- Born: Catherine Elizabeth McDonnell Young 5 September 1935 Winnipeg, Canada
- Died: 29 October 2014 (aged 79) Larbert, Scotland
- Education: Balmoral Hall School
- Alma mater: University of Manitoba Queen's University
- Spouse: The 8th Duke of Montrose ​ ​(m. 1970)​
- Children: 3, including James Alexander Norman Graham, Marquess of Graham
- Parent(s): Norman Andrew Thomson Young Mary Moody

= Catherine Graham, Duchess of Montrose =

Scottish noblewoman

Catherine Elizabeth McDonnell Graham, Duchess of Montrose (5 September 1935 - 29 October 2014) was a Canadian-Scottish philanthropist. She was the wife of The 8th Duke of Montrose.

==Early years==
She was born in Winnipeg, Canada, the daughter of Norman Andrew Thomson Young and his wife, Mary (née Moody), of Cornish origin. Her father was the first headmaster of the prestigious Ravenscourt School in Winnipeg. He was also an officer in the Queen's Own Cameron Highlanders of Canada and was killed on active service in France in 1942.
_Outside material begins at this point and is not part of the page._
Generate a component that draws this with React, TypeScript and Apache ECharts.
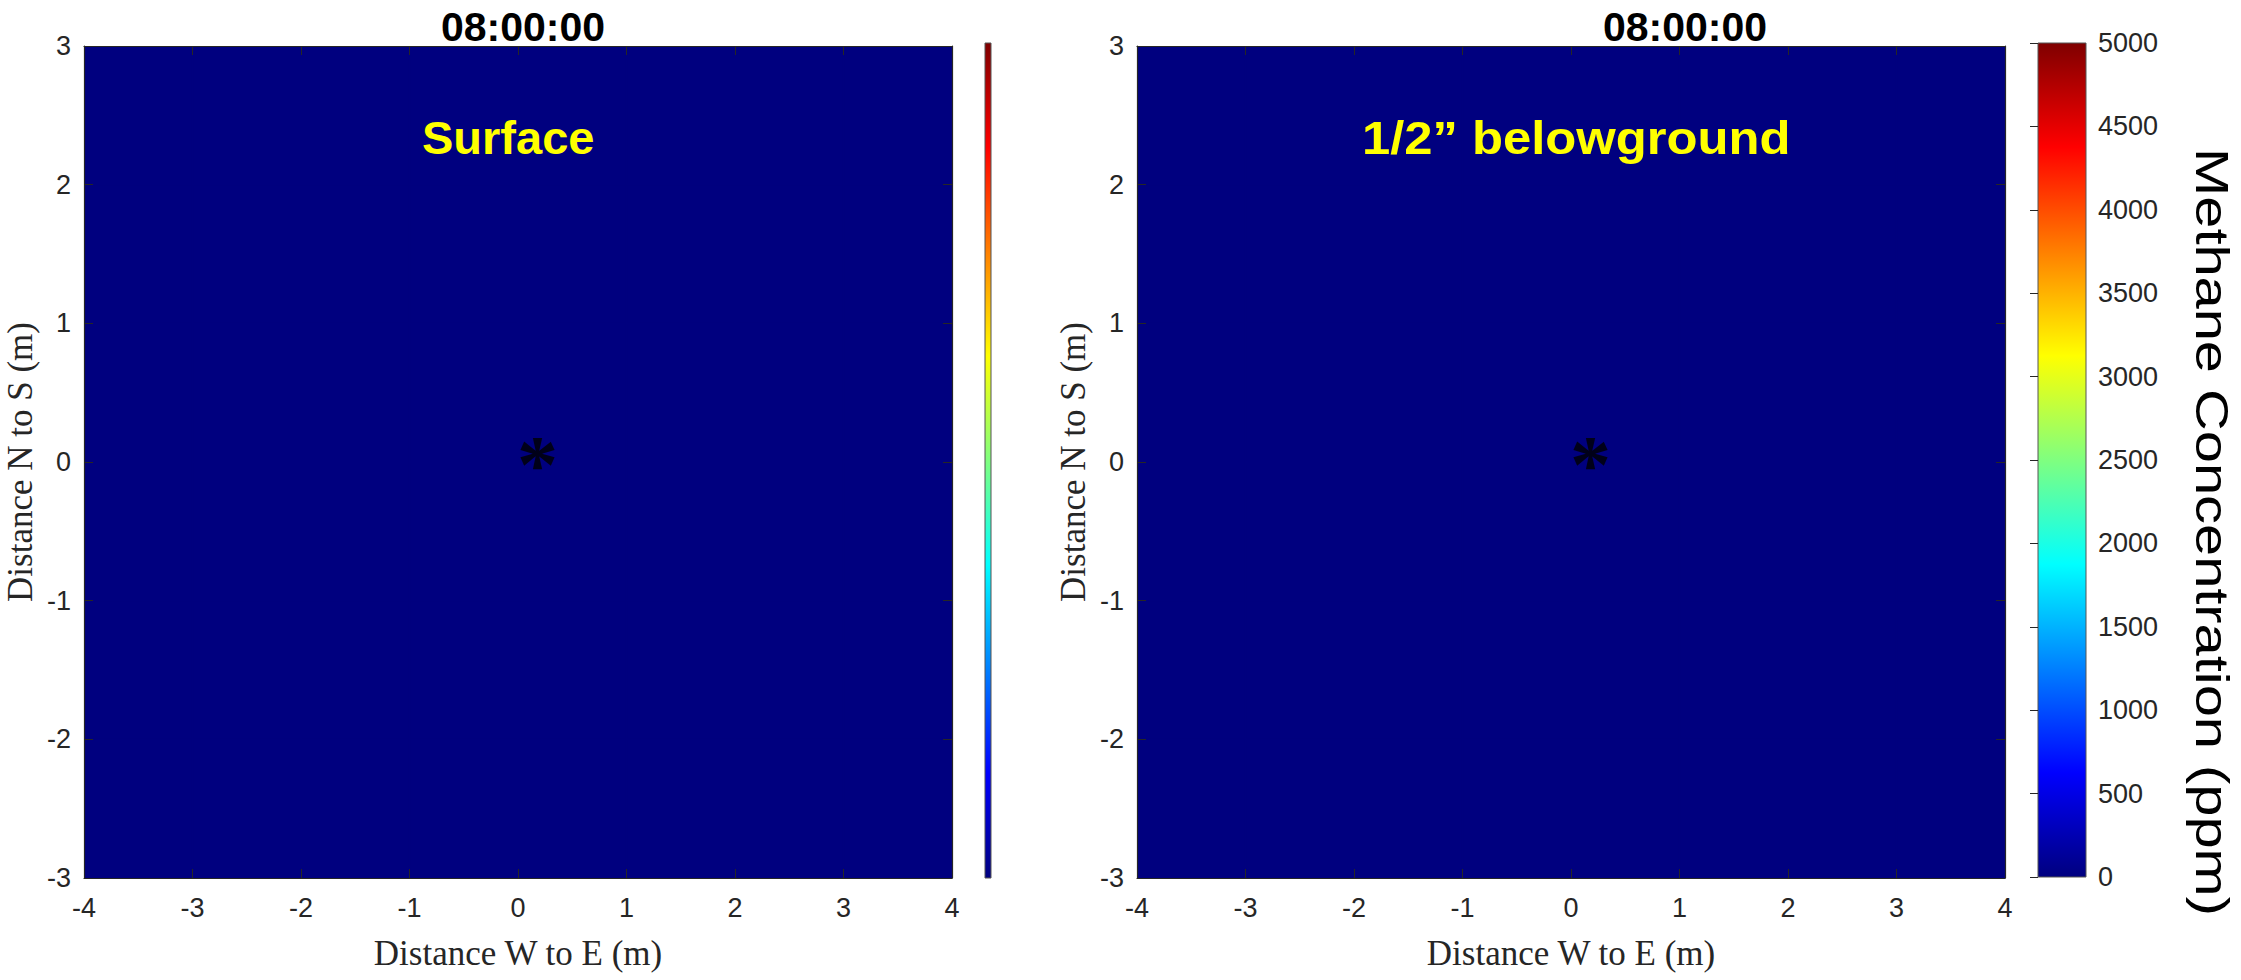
import React, { useEffect, useRef } from "react";
import * as echarts from "echarts";

// ---- data ----
const xEdges = [-4, -3, -2, -1, 0, 1, 2, 3, 4];
const yEdges = [-3, -2, -1, 0, 1, 2, 3];
// rows from y=-3 (bottom) to y=3 (top), columns from x=-4 to x=4
const surfaceValues = [
  [0, 0, 0, 0, 0, 0, 0, 0],
  [0, 0, 0, 0, 0, 0, 0, 0],
  [0, 0, 0, 0, 0, 0, 0, 0],
  [0, 0, 0, 0, 0, 0, 0, 0],
  [0, 0, 0, 0, 0, 0, 0, 0],
  [0, 0, 0, 0, 0, 0, 0, 0],
];
const belowgroundValues = [
  [0, 0, 0, 0, 0, 0, 0, 0],
  [0, 0, 0, 0, 0, 0, 0, 0],
  [0, 0, 0, 0, 0, 0, 0, 0],
  [0, 0, 0, 0, 0, 0, 0, 0],
  [0, 0, 0, 0, 0, 0, 0, 0],
  [0, 0, 0, 0, 0, 0, 0, 0],
];
const sourcePoint = [0.18, 0.06];
const colorRange = [0, 5000];
const colorInterval = 500;
const timeLabel = "08:00:00";
const panelLabels = ["Surface", "1/2\u201D belowground"];
const xName = "Distance W to E (m)";
const yName = "Distance N to S (m)";
const cbName = "Methane Concentration (ppm)";

const jet = ["#00007F", "#0000FF", "#00FFFF", "#FFFF00", "#FF0000", "#7F0000"];
const jetStops = [0, 0.125, 0.375, 0.625, 0.875, 1];

function buildCells(values: number[][]) {
  const cells: number[][] = [];
  for (let r = 0; r < yEdges.length - 1; r++) {
    for (let c = 0; c < xEdges.length - 1; c++) {
      cells.push([xEdges[c], xEdges[c + 1], yEdges[r], yEdges[r + 1], values[r][c]]);
    }
  }
  return cells;
}

const TICK = "#262626";
const SANS = "Liberation Sans";
const SERIF = "Liberation Serif";

export default function App() {
  const ref = useRef<HTMLDivElement>(null);
  useEffect(() => {
    document.body.style.margin = "0";
    if (!ref.current) return;
    const chart = echarts.init(ref.current, undefined, { renderer: "svg" });

    const plotGrids = [
      { left: 84, top: 46, width: 868, height: 832 },
      { left: 1137, top: 46, width: 868, height: 832 },
    ];
    const cbGrids = [
      { left: 985, top: 43, width: 6, height: 835 },
      { left: 2038, top: 43, width: 48, height: 834 },
    ];
    const titleCenters = [518, 1680];

    const xAxes: any[] = [];
    const yAxes: any[] = [];
    plotGrids.forEach((g, i) => {
      const base = {
        type: "value",
        gridIndex: i,
        min: xEdges[0],
        max: xEdges[xEdges.length - 1],
        interval: 1,
        z: 10,
        splitLine: { show: false },
        axisLine: { show: true, onZero: false, lineStyle: { color: TICK, width: 1.2 } },
        axisTick: { show: true, inside: true, length: 9, lineStyle: { color: TICK } },
      };
      xAxes.push({
        ...base,
        position: "bottom",
        name: xName,
        nameLocation: "middle",
        nameGap: 58,
        nameTextStyle: { fontFamily: SERIF, fontSize: 35, color: TICK },
        axisLabel: { show: true, fontFamily: SANS, fontSize: 27, color: TICK, margin: 16 },
      });
      xAxes.push({ ...base, position: "top", axisLabel: { show: false } });
      const ybase = {
        type: "value",
        gridIndex: i,
        min: yEdges[0],
        max: yEdges[yEdges.length - 1],
        interval: 1,
        z: 10,
        splitLine: { show: false },
        axisLine: { show: true, onZero: false, lineStyle: { color: TICK, width: 1.2 } },
        axisTick: { show: true, inside: true, length: 9, lineStyle: { color: TICK } },
      };
      yAxes.push({
        ...ybase,
        position: "left",
        name: yName,
        nameLocation: "middle",
        nameGap: 46,
        nameRotate: 90,
        nameTextStyle: { fontFamily: SERIF, fontSize: 35, color: TICK },
        axisLabel: { show: true, fontFamily: SANS, fontSize: 27, color: TICK, margin: 13 },
      });
      yAxes.push({ ...ybase, position: "right", axisLabel: { show: false } });
    });
    cbGrids.forEach((g, i) => {
      xAxes.push({ type: "value", gridIndex: 2 + i, min: 0, max: 1, show: false });
      yAxes.push({
        type: "value",
        gridIndex: 2 + i,
        min: colorRange[0],
        max: colorRange[1],
        interval: colorInterval,
        position: "right",
        z: 10,
        show: i === 1,
        splitLine: { show: false },
        axisLine: { show: false },
        axisTick: { show: true, inside: true, length: 8, lineStyle: { color: TICK } },
        axisLabel: {
          show: true,
          fontFamily: SANS,
          fontSize: 27,
          color: TICK,
          margin: 12,
          formatter: (v: number) => String(v),
        },
      });
    });

    const cellRender = (params: any, api: any) => {
      const p0 = api.coord([api.value(0), api.value(3)]);
      const p1 = api.coord([api.value(1), api.value(2)]);
      const c = api.visual("color");
      return {
        type: "rect",
        shape: { x: p0[0], y: p0[1], width: p1[0] - p0[0], height: p1[1] - p0[1] },
        style: { fill: c, stroke: c, lineWidth: 2 },
      };
    };

    const cbRender = (params: any, api: any) => {
      const p0 = api.coord([0, colorRange[1]]);
      const p1 = api.coord([1, colorRange[0]]);
      return {
        type: "rect",
        shape: { x: p0[0], y: p0[1], width: p1[0] - p0[0], height: p1[1] - p0[1] },
        style: {
          fill: new echarts.graphic.LinearGradient(
            0, 1, 0, 0,
            jet.map((color, k) => ({ offset: jetStops[k], color }))
          ),
          stroke: "#555",
          lineWidth: 1,
        },
      };
    };

    const panels = [surfaceValues, belowgroundValues];
    const series: any[] = [];
    panels.forEach((vals, i) => {
      series.push({
        type: "custom",
        name: panelLabels[i],
        xAxisIndex: i * 2,
        yAxisIndex: i * 2,
        renderItem: cellRender,
        encode: { x: [0, 1], y: [2, 3] },
        data: buildCells(vals),
        clip: true,
        z: 1,
      });
    });
    cbGrids.forEach((g, i) => {
      series.push({
        type: "custom",
        xAxisIndex: 4 + i,
        yAxisIndex: 4 + i,
        renderItem: cbRender,
        data: [[0, colorRange[0], 1, colorRange[1]]],
        encode: { x: [0, 2], y: [1, 3] },
        z: 1,
      });
    });
    panels.forEach((_, i) => {
      series.push({
        type: "scatter",
        xAxisIndex: i * 2,
        yAxisIndex: i * 2,
        data: [sourcePoint],
        symbol: "circle",
        symbolSize: 1,
        itemStyle: { color: "rgba(0,0,0,0)" },
        z: 5,
        label: {
          show: true,
          position: "inside",
          formatter: "*",
          fontFamily: SERIF,
          fontWeight: "bold",
          fontSize: 82,
          color: "#000",
          offset: [0, 11],
        },
      });
    });

    const option: any = {
      animation: false,
      backgroundColor: "#fff",
      title: titleCenters.map((cx) => ({
        text: timeLabel,
        left: cx,
        top: 1,
        textAlign: "center",
        textStyle: { fontFamily: SANS, fontWeight: "bold", fontSize: 41, color: "#000" },
      })),
      grid: [...plotGrids, ...cbGrids].map((g) => ({ ...g, containLabel: false })),
      xAxis: xAxes,
      yAxis: yAxes,
      visualMap: {
        type: "continuous",
        show: false,
        min: colorRange[0],
        max: colorRange[1],
        dimension: 4,
        seriesIndex: [0, 1],
        inRange: { color: jet },
      },
      graphic: [
        ...panelLabels.map((t, i) => ({
          type: "text",
          x: i === 0 ? 422 : 1362,
          y: 114,
          scaleX: i === 0 ? 1 : 1.08,
          z: 20,
          style: {
            text: t,
            fill: "#FFFF00",
            fontFamily: SANS,
            fontWeight: "bold",
            fontSize: 47,
            verticalAlign: "top",
          },
        })),
        {
          type: "text",
          x: 2213,
          y: 532,
          rotation: -Math.PI / 2,
          scaleX: 1.23,
          z: 20,
          style: {
            text: cbName,
            fill: "#000",
            fontFamily: SANS,
            fontSize: 47,
            align: "center",
            verticalAlign: "middle",
          },
        },
      ],
      series,
    };
    chart.setOption(option);
    return () => chart.dispose();
  }, []);
  return <div ref={ref} style={{ width: 2241, height: 980 }} />;
}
She attended Balmoral Hall School in Winnipeg. She obtained her further education at the University of Manitoba and Queen's University at Kingston.

==Personal life==
On 31 January 1970, she married James Graham, then known as Marquess of Graham. She immediately became known as Marchioness of Graham, and in 1992, when her husband inherited his father's titles, she became the Duchess of Montrose.

Together, they had three children:
- Lady Hermione Elizabeth Graham (b. 1971), who married Christopher John Thornhill.
- James Alexander Norman Graham, Marquess of Graham (b. 1973), who married Cecilia Manfredi.
- Lord Ronald John Christopher Graham (b. 1975), who married Florence Mary Arbuthnott.

Following their marriage, the couple moved permanently to Scotland, where they lived at Auchmar House near Loch Lomond (the ancestral seat Buchanan Castle in Drymen having become dilapidated years earlier). The duchess died, aged 79, at Forth Valley Royal Hospital in Larbert, Scotland.

===Philanthropy===
After the establishment of the Preshal Trust, a charity based in Govan, the duchess became one of its leading supporters. "In her latter years, the Duchess supported countless charities and causes" including the "Red Cross, the Christmas carol concert on behalf of Cancer Research UK at Glasgow Cathedral, the Scotland's Gardens scheme to open gardens to the public, and the annual Women of Scotland Lunch to celebrate the achievements of Scottish women."